Retype, word for word, the lines from the first line of the entries through the line that holds "var width=1130, height=699;"; leave out the pictures.

* START Data excerpts *

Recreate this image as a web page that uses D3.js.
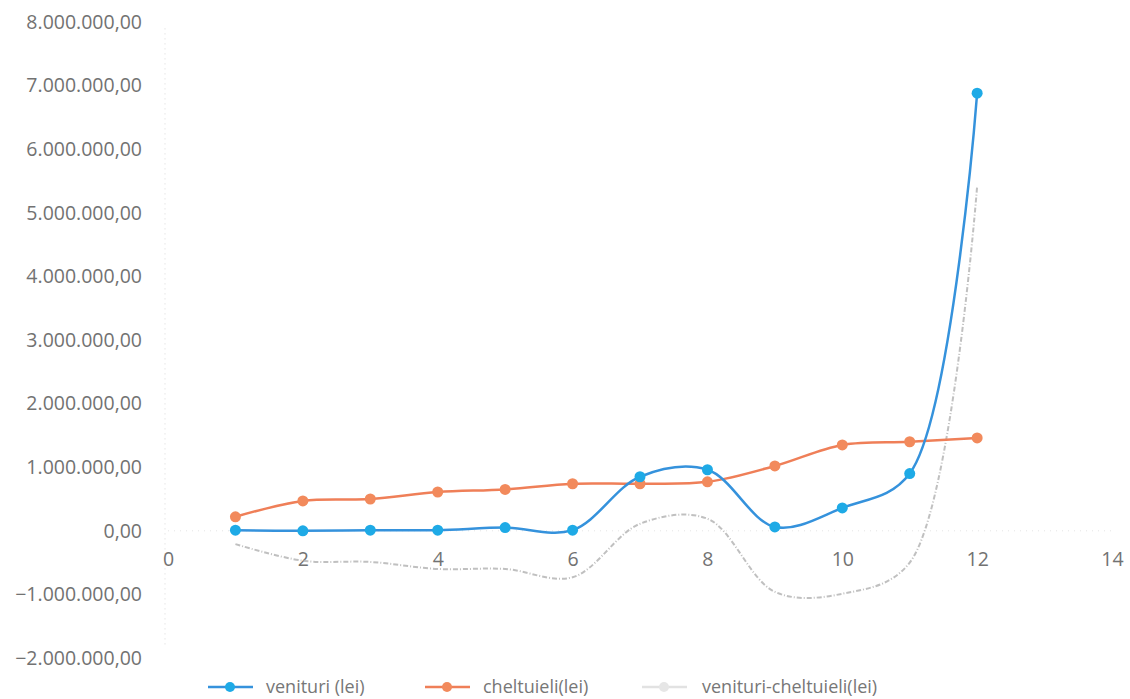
<!DOCTYPE html>
<html>
<head>
<meta charset="utf-8">
<script src="https://cdn.jsdelivr.net/npm/d3@7"></script>
<style>
body{margin:0;background:#fff;}
text{font-family:"Open Sans",sans-serif;}
</style>
</head>
<body>
<svg id="chart"></svg>
<script>
var width=1130, height=699;

// data
var luna=[1,2,3,4,5,6,7,8,9,10,11,12];
var venituri=[10000,0,10000,10000,50000,10000,850000,960000,60000,360000,900000,6880000];
var cheltuieli=[220000,470000,500000,610000,650000,740000,740000,770000,1020000,1350000,1400000,1460000];
var diferenta=[-210000,-470000,-490000,-600000,-600000,-730000,110000,190000,-960000,-990000,-500000,5420000];
var yTicks=[-2000000,-1000000,0,1000000,2000000,3000000,4000000,5000000,6000000,7000000,8000000];
var xTicks=[0,2,4,6,8,10,12,14];
var serii=["venituri (lei)","cheltuieli(lei)","venituri-cheltuieli(lei)"];

var svg=d3.select("#chart").attr("width",width).attr("height",height);

var x=d3.scaleLinear().domain([0,14]).range([168,1112]);
var y=d3.scaleLinear().domain([-2000000,8000000]).range([658,22]);

var ro=d3.formatLocale({decimal:",",thousands:".",grouping:[3],currency:["","lei"]});
var fmt=ro.format(",.2f");

// axa y (linie punctata foarte slaba)
svg.append("line")
  .attr("x1",x(0)-3).attr("x2",x(0)-3)
  .attr("y1",y(7900000)).attr("y2",y(-1800000))
  .attr("stroke","#d8d8d8").attr("stroke-width",1)
  .attr("stroke-dasharray","1,4");
// axa x la 0
svg.append("line")
  .attr("x1",x(0)).attr("x2",x(14))
  .attr("y1",y(0)).attr("y2",y(0))
  .attr("stroke","#e4e4e4").attr("stroke-width",1)
  .attr("stroke-dasharray","1,5");

var yAxis=d3.axisLeft(y).tickValues(yTicks).tickFormat(fmt).tickSize(0).tickPadding(0);
var gy=svg.append("g").attr("transform","translate(142,0)").call(yAxis);
gy.select(".domain").remove();
gy.selectAll("text").attr("font-size","19.5px").attr("fill","#727272")
  .attr("font-family","'Open Sans',sans-serif");

var xAxis=d3.axisBottom(x).tickValues(xTicks).tickFormat(d3.format("d")).tickSize(0).tickPadding(0);
var gx=svg.append("g").attr("transform","translate(0,"+(y(0)+21)+")").call(xAxis);
gx.select(".domain").remove();
gx.selectAll("text").attr("font-size","19.5px").attr("fill","#727272")
  .attr("font-family","'Open Sans',sans-serif");

var line=d3.line()
  .curve(d3.curveCatmullRom.alpha(0.5))
  .x(function(d,i){return x(luna[i]);})
  .y(function(d){return y(d);});

// diferenta - linie gri spalacita
svg.append("path")
  .datum(diferenta)
  .attr("fill","none")
  .attr("stroke","#b0b0b0")
  .attr("stroke-width",2)
  .attr("stroke-dasharray","5,2,1,2")
  .attr("opacity",0.8)
  .attr("d",line);

// cheltuieli
svg.append("path")
  .datum(cheltuieli)
  .attr("fill","none")
  .attr("stroke","#ef7f58")
  .attr("stroke-width",2.5)
  .attr("d",line);
svg.selectAll(".pc").data(cheltuieli).enter().append("circle")
  .attr("class","pc")
  .attr("cx",function(d,i){return x(luna[i]);})
  .attr("cy",function(d){return y(d);})
  .attr("r",5.5)
  .attr("fill","#f28a5c");

// venituri
svg.append("path")
  .datum(venituri)
  .attr("fill","none")
  .attr("stroke","#3592dc")
  .attr("stroke-width",2.5)
  .attr("d",line);
svg.selectAll(".pv").data(venituri).enter().append("circle")
  .attr("class","pv")
  .attr("cx",function(d,i){return x(luna[i]);})
  .attr("cy",function(d){return y(d);})
  .attr("r",5.5)
  .attr("fill","#1eaae6");

// legenda
var legX=[208,425,642];
var legCol=["#3592dc","#ef7f58","#e2e2e2"];
var legMk=["#1eaae6","#f28a5c","#e6e6e6"];
var lg=svg.selectAll(".leg").data(serii).enter().append("g")
  .attr("class","leg")
  .attr("transform",function(d,i){return "translate("+legX[i]+",687)";});
lg.append("line")
  .attr("x1",0).attr("x2",45).attr("y1",0).attr("y2",0)
  .attr("stroke",function(d,i){return legCol[i];})
  .attr("stroke-width",2.5);
lg.append("circle")
  .attr("cx",22).attr("cy",0).attr("r",5)
  .attr("fill",function(d,i){return legMk[i];});
lg.append("text")
  .attr("x",function(d,i){return i==2?60:58;})
  .attr("y",0).attr("dy","0.32em")
  .attr("font-size","18px").attr("fill","#777")
  .text(function(d){return d;});
</script>
</body>
</html>
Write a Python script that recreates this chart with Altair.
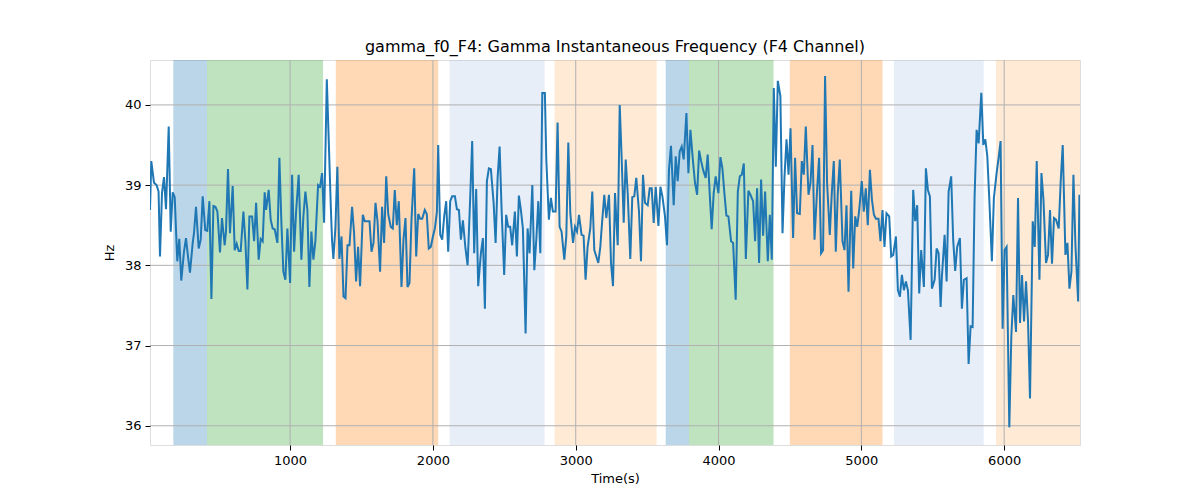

* END Data excerpts *

Written reply
Recreate this image as a web page that uses D3.js.
<!DOCTYPE html>
<html>
<head>
<meta charset="utf-8">
<script src="https://cdn.jsdelivr.net/npm/d3@7"></script>
<style>
body{margin:0;background:#fff;}
text{font-family:"Open Sans",sans-serif;}
</style>
</head>
<body>
<svg id="chart"></svg>
<script>
var width=1130, height=699;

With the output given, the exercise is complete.